INSTRUCTIONS TO FOLLOW:
Type again, exactly, the lines below from the start through the line that includes "import plotly.graph_objects as go".

SOURCE DATA:

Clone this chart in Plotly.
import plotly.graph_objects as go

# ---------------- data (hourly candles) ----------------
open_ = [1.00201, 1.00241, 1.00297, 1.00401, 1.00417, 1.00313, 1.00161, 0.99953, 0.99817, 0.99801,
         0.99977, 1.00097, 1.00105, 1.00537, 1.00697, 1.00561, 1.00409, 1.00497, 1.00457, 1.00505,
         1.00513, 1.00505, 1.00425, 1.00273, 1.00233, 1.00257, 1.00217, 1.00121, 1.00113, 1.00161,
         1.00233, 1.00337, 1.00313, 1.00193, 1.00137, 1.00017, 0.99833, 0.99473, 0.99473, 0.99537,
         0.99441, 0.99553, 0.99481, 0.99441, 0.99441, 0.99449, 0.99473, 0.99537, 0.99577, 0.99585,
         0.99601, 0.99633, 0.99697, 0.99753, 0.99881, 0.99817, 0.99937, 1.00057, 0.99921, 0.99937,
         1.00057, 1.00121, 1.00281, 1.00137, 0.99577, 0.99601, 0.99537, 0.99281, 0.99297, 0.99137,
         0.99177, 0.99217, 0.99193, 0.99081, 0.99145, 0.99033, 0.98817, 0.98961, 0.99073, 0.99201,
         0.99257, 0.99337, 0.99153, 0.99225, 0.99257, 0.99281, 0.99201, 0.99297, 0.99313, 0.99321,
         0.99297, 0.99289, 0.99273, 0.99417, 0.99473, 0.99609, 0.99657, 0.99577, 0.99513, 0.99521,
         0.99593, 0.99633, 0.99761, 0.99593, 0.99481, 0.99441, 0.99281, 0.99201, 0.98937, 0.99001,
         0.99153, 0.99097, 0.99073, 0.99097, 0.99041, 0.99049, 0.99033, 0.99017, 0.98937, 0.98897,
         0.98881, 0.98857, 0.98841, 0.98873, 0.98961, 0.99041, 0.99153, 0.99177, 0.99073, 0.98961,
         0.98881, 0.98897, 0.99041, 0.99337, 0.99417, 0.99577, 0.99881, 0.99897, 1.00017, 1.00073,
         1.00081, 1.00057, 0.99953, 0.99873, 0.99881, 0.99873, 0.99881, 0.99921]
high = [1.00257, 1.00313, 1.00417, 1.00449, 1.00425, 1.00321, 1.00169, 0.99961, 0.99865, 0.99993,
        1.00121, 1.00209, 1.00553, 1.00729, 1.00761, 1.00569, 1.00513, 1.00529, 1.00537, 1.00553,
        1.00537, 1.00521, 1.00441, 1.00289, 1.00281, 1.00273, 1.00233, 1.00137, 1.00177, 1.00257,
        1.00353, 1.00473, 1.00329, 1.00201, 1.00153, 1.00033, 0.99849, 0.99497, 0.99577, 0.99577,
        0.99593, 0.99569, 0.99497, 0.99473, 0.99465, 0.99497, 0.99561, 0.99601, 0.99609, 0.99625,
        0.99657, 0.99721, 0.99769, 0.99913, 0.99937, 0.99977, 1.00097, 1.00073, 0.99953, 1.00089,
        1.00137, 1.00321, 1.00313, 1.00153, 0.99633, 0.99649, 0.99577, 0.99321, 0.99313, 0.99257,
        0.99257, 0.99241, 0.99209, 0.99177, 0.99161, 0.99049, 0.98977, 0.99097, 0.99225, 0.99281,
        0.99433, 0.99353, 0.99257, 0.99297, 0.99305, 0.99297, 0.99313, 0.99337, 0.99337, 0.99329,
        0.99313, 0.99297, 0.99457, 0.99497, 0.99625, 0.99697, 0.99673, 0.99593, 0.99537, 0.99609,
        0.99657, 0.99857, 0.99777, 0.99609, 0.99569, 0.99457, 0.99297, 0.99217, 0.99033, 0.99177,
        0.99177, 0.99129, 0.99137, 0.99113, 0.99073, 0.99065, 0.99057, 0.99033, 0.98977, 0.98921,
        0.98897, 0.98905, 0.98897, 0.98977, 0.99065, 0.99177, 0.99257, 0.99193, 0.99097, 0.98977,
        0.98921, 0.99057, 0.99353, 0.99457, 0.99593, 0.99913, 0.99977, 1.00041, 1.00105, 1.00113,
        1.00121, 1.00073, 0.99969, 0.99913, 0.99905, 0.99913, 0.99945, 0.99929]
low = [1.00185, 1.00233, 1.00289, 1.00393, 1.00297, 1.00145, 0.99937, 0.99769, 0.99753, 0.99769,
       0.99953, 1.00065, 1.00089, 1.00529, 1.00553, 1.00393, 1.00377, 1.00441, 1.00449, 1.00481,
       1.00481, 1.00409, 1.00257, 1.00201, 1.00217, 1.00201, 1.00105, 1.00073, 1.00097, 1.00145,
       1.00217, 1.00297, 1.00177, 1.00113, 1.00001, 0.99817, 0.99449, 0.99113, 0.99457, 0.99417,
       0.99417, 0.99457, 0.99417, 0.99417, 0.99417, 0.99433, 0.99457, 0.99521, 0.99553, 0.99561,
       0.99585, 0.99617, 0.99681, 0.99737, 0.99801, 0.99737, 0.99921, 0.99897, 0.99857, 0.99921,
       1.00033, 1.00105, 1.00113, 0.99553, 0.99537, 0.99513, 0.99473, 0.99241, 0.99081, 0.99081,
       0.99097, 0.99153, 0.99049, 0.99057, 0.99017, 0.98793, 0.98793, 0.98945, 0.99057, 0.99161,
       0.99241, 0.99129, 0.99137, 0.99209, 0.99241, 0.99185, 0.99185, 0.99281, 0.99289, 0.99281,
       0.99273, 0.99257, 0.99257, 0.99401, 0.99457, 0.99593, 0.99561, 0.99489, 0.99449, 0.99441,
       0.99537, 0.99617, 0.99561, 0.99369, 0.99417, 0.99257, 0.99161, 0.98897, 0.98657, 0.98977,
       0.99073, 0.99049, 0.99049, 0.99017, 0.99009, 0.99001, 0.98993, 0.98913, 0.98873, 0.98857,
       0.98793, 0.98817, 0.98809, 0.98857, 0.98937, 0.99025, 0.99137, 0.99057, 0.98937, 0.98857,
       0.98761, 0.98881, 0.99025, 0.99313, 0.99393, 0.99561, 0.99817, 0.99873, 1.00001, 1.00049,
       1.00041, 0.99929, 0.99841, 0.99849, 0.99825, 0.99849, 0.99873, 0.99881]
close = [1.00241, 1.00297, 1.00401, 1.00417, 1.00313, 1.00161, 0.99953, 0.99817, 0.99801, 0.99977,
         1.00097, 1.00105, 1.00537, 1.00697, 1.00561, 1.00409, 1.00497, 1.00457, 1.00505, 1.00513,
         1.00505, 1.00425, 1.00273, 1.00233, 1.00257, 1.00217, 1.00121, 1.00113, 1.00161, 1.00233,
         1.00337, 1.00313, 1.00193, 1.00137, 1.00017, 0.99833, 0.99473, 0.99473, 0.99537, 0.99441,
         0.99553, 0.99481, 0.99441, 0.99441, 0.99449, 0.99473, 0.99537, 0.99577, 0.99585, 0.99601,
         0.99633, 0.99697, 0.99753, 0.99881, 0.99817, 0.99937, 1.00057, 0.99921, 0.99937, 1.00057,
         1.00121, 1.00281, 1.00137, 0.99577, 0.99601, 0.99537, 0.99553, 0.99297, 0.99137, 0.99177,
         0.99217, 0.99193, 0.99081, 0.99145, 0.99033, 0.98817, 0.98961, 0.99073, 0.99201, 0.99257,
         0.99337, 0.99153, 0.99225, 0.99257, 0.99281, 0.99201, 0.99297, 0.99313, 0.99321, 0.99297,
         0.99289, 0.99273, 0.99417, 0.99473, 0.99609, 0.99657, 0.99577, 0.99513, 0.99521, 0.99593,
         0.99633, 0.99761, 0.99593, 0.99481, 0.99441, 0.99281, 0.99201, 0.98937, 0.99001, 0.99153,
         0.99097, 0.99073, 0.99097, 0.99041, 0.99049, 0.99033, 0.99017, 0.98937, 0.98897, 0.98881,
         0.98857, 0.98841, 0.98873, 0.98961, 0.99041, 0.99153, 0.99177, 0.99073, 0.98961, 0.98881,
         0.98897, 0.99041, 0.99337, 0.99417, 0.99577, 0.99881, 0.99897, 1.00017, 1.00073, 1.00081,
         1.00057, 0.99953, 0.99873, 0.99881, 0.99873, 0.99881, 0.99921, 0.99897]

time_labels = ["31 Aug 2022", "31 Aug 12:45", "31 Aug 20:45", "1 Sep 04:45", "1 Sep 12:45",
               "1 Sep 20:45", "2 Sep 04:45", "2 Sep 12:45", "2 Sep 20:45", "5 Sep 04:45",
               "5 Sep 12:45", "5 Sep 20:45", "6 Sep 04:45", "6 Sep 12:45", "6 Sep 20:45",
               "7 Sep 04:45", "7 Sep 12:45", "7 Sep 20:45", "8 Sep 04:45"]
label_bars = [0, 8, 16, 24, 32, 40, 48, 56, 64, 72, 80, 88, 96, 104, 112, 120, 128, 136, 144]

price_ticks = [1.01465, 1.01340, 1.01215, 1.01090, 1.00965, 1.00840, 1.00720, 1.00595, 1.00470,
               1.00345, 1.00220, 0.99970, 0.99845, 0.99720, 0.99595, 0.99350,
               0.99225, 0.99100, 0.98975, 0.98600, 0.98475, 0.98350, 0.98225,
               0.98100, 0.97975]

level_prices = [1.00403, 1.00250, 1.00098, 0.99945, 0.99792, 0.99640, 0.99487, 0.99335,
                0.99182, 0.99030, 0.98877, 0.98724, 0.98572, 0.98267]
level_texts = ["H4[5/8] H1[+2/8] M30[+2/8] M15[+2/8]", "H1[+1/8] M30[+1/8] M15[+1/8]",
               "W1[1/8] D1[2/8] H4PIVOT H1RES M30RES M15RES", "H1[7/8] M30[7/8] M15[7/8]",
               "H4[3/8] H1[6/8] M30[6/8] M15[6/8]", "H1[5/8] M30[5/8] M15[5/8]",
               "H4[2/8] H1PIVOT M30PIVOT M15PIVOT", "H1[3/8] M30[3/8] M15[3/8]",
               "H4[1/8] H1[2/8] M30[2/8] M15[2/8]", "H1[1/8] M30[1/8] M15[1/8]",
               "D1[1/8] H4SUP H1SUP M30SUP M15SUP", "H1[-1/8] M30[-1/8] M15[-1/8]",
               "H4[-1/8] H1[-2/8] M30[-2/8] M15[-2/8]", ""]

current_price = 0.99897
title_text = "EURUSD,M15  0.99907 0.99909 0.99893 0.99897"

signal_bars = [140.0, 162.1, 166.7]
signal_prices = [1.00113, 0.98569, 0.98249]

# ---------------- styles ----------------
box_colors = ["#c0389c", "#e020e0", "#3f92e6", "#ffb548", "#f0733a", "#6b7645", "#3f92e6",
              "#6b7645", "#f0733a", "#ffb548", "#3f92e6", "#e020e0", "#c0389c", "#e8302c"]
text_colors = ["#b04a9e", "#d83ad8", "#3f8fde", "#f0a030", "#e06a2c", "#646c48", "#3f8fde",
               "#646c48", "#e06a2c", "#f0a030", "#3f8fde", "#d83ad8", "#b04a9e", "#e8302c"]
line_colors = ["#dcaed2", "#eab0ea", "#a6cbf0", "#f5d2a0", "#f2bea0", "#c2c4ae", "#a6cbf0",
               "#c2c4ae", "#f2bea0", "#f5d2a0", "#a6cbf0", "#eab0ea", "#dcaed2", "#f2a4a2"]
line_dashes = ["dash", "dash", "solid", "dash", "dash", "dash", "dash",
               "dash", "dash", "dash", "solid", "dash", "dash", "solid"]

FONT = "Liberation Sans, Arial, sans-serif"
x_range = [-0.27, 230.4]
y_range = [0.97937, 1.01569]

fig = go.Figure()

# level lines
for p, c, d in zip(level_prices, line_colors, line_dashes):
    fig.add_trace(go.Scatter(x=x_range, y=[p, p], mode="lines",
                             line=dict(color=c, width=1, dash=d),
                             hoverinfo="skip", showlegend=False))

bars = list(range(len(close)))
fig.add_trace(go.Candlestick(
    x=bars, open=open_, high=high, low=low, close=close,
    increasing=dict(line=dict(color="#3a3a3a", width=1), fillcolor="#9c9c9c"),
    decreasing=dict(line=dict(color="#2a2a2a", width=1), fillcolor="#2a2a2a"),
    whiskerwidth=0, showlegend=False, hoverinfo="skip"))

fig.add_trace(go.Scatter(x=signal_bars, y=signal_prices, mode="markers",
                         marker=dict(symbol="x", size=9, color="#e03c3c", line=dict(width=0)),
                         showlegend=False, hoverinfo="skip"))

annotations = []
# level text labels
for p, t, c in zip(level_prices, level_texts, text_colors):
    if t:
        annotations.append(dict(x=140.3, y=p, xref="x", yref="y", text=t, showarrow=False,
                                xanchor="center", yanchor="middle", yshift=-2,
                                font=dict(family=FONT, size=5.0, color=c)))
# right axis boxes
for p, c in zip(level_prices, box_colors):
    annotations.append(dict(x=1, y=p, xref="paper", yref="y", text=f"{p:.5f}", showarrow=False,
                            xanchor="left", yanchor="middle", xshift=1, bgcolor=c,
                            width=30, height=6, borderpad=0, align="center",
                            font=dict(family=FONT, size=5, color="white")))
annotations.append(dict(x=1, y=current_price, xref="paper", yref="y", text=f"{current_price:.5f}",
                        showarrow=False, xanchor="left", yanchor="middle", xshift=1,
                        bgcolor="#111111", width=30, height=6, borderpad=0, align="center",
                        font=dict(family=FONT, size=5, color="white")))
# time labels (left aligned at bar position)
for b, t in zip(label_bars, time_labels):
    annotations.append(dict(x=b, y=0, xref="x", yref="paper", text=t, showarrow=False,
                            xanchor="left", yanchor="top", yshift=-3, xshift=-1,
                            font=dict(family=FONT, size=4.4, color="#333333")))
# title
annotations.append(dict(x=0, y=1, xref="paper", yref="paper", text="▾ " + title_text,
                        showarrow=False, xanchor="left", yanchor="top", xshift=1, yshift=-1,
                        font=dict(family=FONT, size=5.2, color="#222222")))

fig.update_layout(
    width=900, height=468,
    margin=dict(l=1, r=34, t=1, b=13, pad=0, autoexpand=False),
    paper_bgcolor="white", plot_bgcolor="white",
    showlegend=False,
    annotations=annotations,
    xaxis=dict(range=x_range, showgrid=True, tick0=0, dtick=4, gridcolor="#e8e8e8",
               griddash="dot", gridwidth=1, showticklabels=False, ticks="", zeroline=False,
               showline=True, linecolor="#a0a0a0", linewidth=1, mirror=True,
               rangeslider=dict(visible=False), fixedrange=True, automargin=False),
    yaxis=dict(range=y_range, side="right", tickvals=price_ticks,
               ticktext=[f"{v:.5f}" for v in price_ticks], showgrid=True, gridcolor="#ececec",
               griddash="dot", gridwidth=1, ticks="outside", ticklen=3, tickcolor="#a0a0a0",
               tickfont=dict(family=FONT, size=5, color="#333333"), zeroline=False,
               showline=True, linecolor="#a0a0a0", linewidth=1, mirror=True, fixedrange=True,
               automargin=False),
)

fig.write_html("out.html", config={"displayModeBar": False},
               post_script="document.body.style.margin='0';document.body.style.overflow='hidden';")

EXERCISE OUTPUT:
Clone this chart in Plotly.
import plotly.graph_objects as go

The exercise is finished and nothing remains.